I really wish we were willing to have an allowlist for this just to exempt qt
, qt@5
, llvm
and texlive
. Their dependents I'm less concerned about but making all users build any of those from source is going to be extremely unpleasant. I don't want to sound too pushy here but I feel like we can afford to do dependent testing for a few big formulae until the migration is done. glibc
is about to ship and the automatic installation of glibc
is also almost done as well. I think we are within days of completing the migration now!
Can I offer one suggestion to make this slightly more flexible? Could this audit be conditional on the version of the version of the
gcc
formula being more than 3 versions above version of GCC used in CI?
I'd rather we didn't and instead considered using a newer, non-LTS Ubuntu release once we start needing newer compilers and upstream refuses patches because our version is too old.

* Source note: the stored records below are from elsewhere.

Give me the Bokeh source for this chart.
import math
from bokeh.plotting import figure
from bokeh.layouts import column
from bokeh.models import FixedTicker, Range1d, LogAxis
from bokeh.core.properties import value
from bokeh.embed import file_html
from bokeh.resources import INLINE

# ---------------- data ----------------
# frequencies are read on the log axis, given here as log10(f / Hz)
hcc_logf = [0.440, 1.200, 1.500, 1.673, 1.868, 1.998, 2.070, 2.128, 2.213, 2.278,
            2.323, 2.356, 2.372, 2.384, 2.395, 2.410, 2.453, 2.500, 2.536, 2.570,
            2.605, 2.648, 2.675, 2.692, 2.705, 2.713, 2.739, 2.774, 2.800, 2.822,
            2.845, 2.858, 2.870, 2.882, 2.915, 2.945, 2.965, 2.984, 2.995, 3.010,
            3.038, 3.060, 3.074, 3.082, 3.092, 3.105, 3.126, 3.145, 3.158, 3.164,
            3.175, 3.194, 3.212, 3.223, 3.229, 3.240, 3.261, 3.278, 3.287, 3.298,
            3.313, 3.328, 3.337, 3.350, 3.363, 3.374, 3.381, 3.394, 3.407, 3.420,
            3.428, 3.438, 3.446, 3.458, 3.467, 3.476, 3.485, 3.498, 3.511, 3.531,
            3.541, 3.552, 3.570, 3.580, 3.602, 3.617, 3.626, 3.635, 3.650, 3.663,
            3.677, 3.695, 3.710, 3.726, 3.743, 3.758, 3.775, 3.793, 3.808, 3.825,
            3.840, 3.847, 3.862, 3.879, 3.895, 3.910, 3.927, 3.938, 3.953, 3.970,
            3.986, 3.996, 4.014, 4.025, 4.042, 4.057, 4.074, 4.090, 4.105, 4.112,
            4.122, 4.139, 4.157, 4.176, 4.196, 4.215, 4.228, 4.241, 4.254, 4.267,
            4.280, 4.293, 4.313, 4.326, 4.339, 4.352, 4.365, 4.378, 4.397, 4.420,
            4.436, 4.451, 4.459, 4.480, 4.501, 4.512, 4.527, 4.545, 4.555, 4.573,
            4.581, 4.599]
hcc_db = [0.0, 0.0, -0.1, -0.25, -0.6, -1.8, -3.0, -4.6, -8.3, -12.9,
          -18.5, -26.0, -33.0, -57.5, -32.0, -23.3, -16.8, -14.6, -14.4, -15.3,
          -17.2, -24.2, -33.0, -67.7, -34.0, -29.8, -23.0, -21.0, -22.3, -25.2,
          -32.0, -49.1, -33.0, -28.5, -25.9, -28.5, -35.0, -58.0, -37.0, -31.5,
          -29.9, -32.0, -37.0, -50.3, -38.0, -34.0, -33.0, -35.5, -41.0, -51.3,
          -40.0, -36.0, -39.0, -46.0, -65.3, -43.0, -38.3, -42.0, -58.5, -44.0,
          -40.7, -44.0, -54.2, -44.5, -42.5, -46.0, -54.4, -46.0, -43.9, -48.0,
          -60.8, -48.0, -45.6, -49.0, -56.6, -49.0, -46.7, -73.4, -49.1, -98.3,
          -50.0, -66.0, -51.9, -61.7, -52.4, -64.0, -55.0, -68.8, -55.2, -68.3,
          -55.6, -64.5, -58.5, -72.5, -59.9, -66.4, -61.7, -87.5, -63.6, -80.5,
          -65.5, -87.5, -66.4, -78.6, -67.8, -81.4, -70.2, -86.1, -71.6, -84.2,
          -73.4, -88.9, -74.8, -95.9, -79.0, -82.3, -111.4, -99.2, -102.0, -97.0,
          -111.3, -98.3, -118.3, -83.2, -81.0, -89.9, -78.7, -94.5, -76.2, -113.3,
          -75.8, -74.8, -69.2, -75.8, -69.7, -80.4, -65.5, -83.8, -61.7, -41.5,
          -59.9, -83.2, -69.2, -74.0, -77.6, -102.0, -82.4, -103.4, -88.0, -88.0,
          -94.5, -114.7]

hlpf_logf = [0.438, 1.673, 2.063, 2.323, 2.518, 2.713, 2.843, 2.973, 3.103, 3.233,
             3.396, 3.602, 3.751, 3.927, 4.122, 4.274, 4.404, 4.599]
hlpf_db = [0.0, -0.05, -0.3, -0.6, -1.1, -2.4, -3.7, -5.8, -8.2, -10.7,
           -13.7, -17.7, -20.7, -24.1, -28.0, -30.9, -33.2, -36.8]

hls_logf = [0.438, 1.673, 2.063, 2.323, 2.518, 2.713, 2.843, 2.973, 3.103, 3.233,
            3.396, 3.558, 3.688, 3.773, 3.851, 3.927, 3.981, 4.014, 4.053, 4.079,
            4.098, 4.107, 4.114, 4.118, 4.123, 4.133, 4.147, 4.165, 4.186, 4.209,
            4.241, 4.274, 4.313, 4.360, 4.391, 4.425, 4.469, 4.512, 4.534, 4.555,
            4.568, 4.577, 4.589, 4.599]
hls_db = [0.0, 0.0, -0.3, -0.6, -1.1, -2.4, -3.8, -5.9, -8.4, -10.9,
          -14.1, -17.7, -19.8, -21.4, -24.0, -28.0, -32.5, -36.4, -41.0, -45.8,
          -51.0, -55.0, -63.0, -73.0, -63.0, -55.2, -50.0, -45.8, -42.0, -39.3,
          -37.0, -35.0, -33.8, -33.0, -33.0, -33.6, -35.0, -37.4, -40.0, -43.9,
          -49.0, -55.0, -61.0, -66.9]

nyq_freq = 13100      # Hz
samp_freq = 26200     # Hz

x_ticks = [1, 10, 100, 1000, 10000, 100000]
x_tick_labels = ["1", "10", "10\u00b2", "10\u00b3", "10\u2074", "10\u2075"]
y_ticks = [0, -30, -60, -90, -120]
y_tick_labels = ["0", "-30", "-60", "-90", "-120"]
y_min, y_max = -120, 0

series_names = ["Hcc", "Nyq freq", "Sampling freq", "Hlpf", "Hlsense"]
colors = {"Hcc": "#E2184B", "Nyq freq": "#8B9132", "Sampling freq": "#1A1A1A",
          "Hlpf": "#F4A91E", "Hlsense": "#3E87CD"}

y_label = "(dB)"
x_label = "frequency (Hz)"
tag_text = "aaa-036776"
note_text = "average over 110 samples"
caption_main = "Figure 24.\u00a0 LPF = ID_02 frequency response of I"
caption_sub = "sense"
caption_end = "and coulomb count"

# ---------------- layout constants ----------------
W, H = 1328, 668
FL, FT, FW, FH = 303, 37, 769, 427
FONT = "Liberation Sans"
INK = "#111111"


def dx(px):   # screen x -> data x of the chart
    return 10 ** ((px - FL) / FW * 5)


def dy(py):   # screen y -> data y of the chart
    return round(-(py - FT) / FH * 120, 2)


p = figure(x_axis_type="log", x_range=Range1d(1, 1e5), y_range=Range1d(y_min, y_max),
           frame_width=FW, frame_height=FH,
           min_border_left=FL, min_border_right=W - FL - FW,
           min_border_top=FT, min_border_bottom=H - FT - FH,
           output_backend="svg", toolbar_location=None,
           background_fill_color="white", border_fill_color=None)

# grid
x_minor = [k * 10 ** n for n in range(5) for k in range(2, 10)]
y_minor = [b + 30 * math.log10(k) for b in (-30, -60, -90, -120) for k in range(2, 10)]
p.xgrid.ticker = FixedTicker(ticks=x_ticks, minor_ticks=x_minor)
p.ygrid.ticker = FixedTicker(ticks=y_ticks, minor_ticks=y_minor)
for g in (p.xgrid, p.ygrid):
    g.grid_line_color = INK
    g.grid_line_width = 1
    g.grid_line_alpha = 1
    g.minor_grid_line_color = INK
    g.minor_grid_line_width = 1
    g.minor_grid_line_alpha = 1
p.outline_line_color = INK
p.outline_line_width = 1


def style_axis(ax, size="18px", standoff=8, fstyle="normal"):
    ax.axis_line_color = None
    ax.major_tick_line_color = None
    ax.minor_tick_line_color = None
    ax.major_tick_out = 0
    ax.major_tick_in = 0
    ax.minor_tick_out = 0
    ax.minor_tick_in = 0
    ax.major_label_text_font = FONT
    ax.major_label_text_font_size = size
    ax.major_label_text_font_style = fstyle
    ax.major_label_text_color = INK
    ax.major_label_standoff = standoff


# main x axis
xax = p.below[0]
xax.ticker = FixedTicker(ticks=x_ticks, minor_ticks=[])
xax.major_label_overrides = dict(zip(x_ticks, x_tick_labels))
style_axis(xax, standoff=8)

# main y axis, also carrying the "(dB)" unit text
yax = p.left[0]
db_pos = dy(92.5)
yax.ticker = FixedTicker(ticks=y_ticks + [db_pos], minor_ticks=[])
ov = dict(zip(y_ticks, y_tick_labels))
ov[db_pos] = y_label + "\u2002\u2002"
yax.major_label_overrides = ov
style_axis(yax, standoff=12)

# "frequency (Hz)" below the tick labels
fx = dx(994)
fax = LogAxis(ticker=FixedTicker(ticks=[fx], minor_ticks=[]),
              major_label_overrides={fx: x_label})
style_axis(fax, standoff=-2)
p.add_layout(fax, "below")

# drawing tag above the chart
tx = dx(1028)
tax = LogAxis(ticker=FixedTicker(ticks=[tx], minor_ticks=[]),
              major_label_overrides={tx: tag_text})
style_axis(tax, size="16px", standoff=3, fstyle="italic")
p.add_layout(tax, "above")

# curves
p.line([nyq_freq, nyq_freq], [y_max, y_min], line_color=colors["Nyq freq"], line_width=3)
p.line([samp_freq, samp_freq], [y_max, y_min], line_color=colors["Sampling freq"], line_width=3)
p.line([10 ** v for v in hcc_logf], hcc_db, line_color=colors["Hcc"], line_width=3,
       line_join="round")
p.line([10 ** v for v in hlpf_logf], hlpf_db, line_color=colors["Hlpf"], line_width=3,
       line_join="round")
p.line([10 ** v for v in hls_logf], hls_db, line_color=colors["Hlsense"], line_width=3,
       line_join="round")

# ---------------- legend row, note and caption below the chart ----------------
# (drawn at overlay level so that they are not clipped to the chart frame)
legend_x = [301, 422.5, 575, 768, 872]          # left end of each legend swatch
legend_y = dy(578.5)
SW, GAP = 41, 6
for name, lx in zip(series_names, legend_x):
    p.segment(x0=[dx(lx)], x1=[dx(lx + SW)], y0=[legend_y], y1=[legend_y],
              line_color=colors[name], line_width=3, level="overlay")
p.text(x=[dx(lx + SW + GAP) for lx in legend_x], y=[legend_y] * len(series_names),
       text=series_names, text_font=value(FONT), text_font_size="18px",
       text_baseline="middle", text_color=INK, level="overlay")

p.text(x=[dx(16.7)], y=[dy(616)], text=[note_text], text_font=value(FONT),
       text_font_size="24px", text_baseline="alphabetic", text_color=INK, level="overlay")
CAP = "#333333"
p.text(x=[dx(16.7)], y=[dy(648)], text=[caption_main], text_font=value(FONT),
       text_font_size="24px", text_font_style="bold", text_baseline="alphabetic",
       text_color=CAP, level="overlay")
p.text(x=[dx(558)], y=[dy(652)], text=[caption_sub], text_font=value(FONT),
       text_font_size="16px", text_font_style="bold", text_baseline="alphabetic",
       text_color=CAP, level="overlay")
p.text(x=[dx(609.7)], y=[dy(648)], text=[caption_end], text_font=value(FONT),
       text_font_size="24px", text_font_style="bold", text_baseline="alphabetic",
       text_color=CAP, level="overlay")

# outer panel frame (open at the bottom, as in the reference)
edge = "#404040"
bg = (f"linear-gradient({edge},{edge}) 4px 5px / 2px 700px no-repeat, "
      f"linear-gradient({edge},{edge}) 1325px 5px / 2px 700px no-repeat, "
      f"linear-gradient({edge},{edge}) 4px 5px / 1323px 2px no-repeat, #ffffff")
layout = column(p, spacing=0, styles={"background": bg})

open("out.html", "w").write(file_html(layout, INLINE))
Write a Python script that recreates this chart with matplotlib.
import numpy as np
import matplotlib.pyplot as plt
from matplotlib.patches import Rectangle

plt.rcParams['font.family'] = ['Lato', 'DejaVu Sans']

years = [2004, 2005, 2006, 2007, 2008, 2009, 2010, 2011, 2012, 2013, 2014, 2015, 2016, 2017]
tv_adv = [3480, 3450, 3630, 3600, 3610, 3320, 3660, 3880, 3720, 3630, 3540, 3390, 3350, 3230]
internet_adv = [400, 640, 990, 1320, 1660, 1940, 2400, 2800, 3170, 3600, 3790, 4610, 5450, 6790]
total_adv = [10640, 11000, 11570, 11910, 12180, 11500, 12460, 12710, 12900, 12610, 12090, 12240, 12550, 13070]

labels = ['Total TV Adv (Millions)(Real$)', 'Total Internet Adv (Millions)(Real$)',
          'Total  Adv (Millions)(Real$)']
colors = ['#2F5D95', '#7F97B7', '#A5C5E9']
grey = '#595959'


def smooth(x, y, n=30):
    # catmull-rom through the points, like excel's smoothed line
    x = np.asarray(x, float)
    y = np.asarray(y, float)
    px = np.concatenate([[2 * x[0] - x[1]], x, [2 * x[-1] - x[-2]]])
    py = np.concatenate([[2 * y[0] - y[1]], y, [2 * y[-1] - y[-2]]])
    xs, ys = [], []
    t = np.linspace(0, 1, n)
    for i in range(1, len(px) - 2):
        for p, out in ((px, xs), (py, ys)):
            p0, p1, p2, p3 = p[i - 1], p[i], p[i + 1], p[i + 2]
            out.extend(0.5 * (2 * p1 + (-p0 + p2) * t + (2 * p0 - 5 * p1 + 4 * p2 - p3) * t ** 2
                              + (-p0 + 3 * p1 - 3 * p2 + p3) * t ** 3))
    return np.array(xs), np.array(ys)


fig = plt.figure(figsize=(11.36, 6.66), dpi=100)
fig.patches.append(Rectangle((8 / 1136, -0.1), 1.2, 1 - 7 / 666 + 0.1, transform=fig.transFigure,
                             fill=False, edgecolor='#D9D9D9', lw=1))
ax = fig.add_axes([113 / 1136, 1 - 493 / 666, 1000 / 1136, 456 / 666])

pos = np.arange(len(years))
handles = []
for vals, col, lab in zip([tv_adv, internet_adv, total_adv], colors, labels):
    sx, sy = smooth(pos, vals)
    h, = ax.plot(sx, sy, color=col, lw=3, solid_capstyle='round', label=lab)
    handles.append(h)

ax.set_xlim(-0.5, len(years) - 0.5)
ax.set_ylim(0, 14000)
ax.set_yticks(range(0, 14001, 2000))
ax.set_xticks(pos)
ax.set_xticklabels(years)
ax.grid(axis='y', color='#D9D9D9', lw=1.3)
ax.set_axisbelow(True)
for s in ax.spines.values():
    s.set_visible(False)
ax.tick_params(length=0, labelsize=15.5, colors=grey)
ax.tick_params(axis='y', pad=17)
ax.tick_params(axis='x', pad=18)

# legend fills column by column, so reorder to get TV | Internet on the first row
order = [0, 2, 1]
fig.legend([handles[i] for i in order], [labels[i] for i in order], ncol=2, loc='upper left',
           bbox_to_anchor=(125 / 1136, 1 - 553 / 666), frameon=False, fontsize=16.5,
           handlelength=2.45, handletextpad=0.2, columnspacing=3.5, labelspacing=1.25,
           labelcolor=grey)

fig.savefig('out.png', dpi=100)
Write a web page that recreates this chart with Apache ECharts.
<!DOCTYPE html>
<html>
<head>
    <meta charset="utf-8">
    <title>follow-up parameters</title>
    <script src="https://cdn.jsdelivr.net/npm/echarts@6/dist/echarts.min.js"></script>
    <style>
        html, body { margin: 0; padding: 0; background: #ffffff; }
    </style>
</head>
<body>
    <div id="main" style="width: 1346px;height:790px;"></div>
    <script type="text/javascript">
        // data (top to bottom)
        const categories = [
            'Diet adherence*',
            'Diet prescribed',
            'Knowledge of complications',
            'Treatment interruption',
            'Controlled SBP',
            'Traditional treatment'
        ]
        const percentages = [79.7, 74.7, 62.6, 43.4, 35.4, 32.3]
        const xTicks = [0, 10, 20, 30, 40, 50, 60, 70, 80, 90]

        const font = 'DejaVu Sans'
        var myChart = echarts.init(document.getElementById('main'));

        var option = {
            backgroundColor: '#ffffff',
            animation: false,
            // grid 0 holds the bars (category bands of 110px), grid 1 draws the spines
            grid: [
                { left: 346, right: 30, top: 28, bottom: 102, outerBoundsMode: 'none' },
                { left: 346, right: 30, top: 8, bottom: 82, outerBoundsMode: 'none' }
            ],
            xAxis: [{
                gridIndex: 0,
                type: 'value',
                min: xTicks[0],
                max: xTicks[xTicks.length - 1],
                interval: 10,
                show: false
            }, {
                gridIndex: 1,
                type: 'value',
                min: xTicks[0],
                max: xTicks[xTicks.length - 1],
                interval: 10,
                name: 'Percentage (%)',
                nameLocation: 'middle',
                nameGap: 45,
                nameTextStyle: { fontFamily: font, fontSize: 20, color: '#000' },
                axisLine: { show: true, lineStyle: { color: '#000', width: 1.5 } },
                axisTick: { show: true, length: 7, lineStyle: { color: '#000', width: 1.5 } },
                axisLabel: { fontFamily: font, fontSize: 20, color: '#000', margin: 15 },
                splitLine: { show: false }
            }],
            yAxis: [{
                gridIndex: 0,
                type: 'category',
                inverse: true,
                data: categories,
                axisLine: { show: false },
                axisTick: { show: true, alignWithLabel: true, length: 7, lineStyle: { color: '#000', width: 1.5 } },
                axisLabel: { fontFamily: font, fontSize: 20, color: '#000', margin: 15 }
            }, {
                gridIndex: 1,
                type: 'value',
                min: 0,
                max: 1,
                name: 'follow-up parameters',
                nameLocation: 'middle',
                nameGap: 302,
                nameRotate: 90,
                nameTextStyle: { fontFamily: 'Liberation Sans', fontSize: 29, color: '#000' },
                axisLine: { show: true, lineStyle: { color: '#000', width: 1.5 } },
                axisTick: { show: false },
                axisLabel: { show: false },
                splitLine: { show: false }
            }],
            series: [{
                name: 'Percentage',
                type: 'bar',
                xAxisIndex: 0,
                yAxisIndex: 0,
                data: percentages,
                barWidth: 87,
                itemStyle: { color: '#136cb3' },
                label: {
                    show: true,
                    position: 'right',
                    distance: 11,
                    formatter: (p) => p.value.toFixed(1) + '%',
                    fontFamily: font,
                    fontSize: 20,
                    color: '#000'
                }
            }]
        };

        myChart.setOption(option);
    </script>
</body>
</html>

I also really thing we should merge Homebrew/homebrew-core#107400 before doing this, as
qt
will be debottled if that is merged, and that will be excruciating for users to build from source. We got complaints about debottling some big formulae before and I suspect we will again soon.
We are these being debottled rather than bottled in the PR merge process?
I think we are within days of completing the migration now!
The migration needs to align, at least somewhat, with a major or minor Homebrew/brew release.
Shipping for now. We can revert or fix-forward as desired.
Note: existing formulae with Linux-only GCC dependencies will not be affected by this in CI. This primarily stops us from adding new ones.
I'd rather we didn't and instead considered using a newer, non-LTS Ubuntu release once we start needing newer compilers and upstream refuses patches because our version is too old.
That's a much better solution. Hopefully it's never an issue, but all the changes we've made mean we should be much quicker at doing CI migration in the future.
Note: existing formulae with Linux-only GCC dependencies will not be affected by this in CI. This primarily stops us from adding new ones.
Sorry for not picking up on that earlier - given how close we are to doing the migration I'm hoping that this affects almost no formulae. There are only a couple of unbottled existing formulae that could potentially need a newer GCC right now, but they all have other unrelated problems that are blocking them from being bottled anyway. And the rate at which exiting formulae acquire a newer GCC dependency isn't that high. It's certainly reasonable to hold off on adding completely new formulae that need brewed GCC until the migration is done, given how close we are.